PHIL 576 German Idealism

This course aims to be a course on the philosophers who belongs to the philosophic tradition named as ‘German idealism’ in general. These philosophers are Kant, Ficthe, Schelling and Hegel. Even if all this philosophers will be studied, the main emphasis will be on Kant and Hegel. Kant and Hegel will be thought as the two opposite philosophers of German idealism; and Ficthe and Schelling as the other two who constitute the interval between these opposites. In this manner, the course will try to make a deep discussion on the philosophies of Kant and Hegel. Thus, it will be a comparative study on German idealism in general and on Kant and Hegel in particular

PHIL 557 Levinas

This course aims to be a course on Emmanuel Levinas who can be accepted as one of the most influential figures of the contemporary philosophy.
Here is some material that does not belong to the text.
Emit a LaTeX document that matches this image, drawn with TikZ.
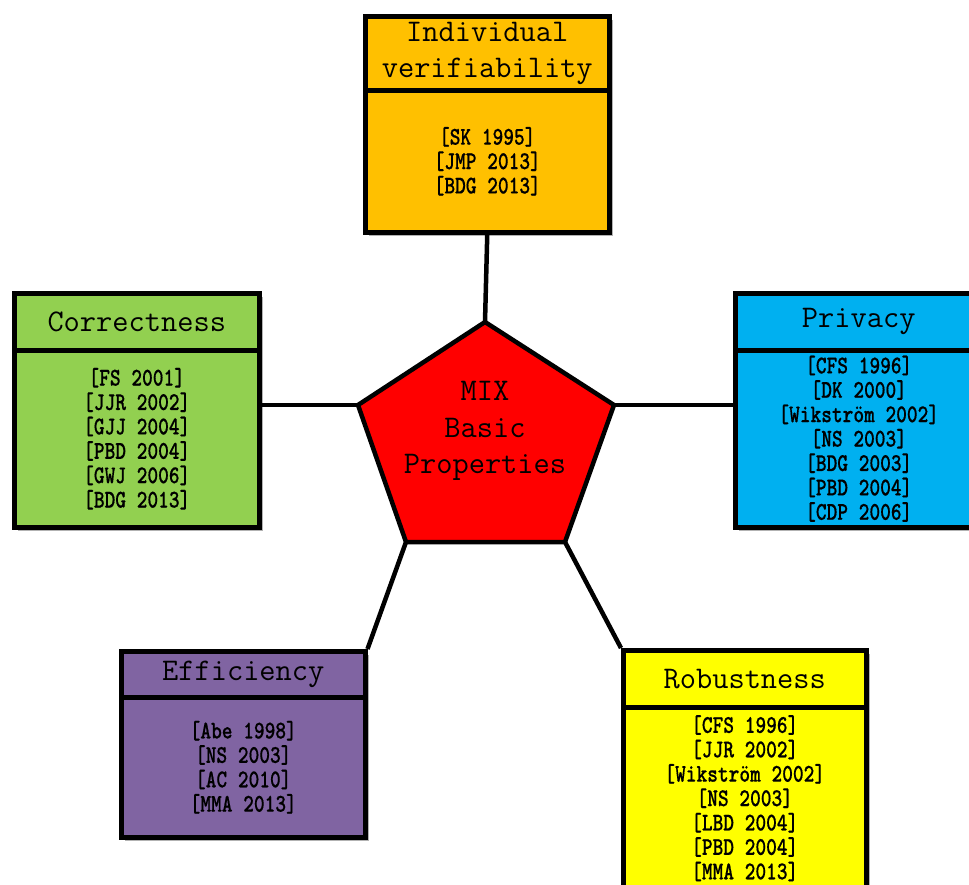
\documentclass[tikz,border=0pt]{standalone}
\usepackage{fontspec}
\usetikzlibrary{shadows,backgrounds}
\newfontfamily\tfont{Latin Modern Mono}
\newfontfamily\rfont{lmmonolt10-bold.otf}[FakeStretch=0.8,FakeBold=0.4]
\definecolor{cOrange}{HTML}{FFC000}
\definecolor{cGreen}{HTML}{92D050}
\definecolor{cCyan}{HTML}{00B0F0}
\definecolor{cPurple}{HTML}{8064A2}
\definecolor{cYellow}{HTML}{FFFF00}
\definecolor{cRed}{HTML}{FF0000}
\newcommand{\nl}{\\\relax}
\tikzset{
  boxbase/.style={draw=black, line width=4.5pt, rectangle, inner sep=0pt, anchor=north west, align=center,
    drop shadow={shadow xshift=4pt, shadow yshift=-4pt, opacity=0.3, fill=black}},
  hdr/.style={boxbase, font=\tfont\fontsize{31.5}{36}\selectfont},
  bdy/.style={boxbase, font=\rfont\fontsize{25.5}{24.4}\selectfont},
  conn/.style={draw=black, line width=4.5pt},
}
\begin{document}
\begin{tikzpicture}[x=1pt,y=-1pt]
\useasboundingbox (0,0) rectangle (969,884);
\clip (0,0) rectangle (969,884);
% pentagon corners
\coordinate (pT) at (485,322);
\coordinate (pL) at (358,405);
\coordinate (pR) at (614,405);
\coordinate (pBL) at (406,542);
\coordinate (pBR) at (565,542);
\filldraw[fill=cRed, draw=black, line width=4.5pt, line join=miter] (pT) -- (pR) -- (pBR) -- (pBL) -- (pL) -- cycle;
\node[font=\tfont\fontsize{31.5}{36.5}\selectfont, align=center] (mix) at (485,431) {MIX\\Basic\\Properties};
% Individual verifiability
\node[hdr, fill=cOrange, minimum width=244pt, minimum height=74pt] (ivh) at (363,14) {Individual\\verifiability};
\node[bdy, fill=cOrange, minimum width=244pt, minimum height=142pt] (ivb) at (363,88) {[SK 1995]\nl[JMP 2013]\nl[BDG 2013]};
% Correctness
\node[hdr, fill=cGreen, minimum width=245pt, minimum height=57pt] (coh) at (12,291) {Correctness};
\node[bdy, fill=cGreen, minimum width=245pt, minimum height=177pt] (cob) at (12,348) {[FS 2001]\nl[JJR 2002]\nl[GJJ 2004]\nl[PBD 2004]\nl[GWJ 2006]\nl[BDG 2013]};
% Privacy
\node[hdr, fill=cCyan, minimum width=247pt, minimum height=57pt] (prh) at (733,291) {Privacy};
\node[bdy, fill=cCyan, minimum width=247pt, minimum height=177pt] (prb) at (733,348) {[CFS 1996]\nl[DK 2000]\nl[Wikström 2002]\nl[NS 2003]\nl[BDG 2003]\nl[PBD 2004]\nl[CDP 2006]};
% Efficiency
\node[hdr, fill=cPurple, minimum width=244pt, minimum height=46pt] (efh) at (119,649) {Efficiency};
\node[bdy, fill=cPurple, minimum width=244pt, minimum height=140pt] (efb) at (119,695) {[Abe 1998]\nl[NS 2003]\nl[AC 2010]\nl[MMA 2013]};
% Robustness
\node[hdr, fill=cYellow, minimum width=243pt, minimum height=57pt] (roh) at (621,648) {Robustness};
\node[bdy, fill=cYellow, minimum width=243pt, minimum height=182pt] (rob) at (621,705) {[CFS 1996]\nl[JJR 2002]\nl[Wikström 2002]\nl[NS 2003]\nl[LBD 2004]\nl[PBD 2004]\nl[MMA 2013]};
% connectors
\begin{scope}[on background layer]
\draw[conn] (ivb.south) -- (pT);
\draw[conn] (pL -| cob.east) -- (pL);
\draw[conn] (pR) -- (pR -| prb.west);
\draw[conn] (pBL) -- (efh.north east);
\draw[conn] (pBR) -- (roh.north west);
\end{scope}
\end{tikzpicture}
\end{document}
Especially the concept of ‘other’, as his conceptualization, became a fundamental and constructive concept not only for philosophy but also for all other so-called ‘social sciences’. In this course; we will try to understand the philosophy of Levinas departing from his main book ‘Totality and Infinity’. Following the book, we will discuss the concepts of infinity, ethics, other etc. Considering that his philosophy has a serious critique against Hegel and Heidegger; our course will try to understand Levinas within a comparison with Hegel and Heidegger.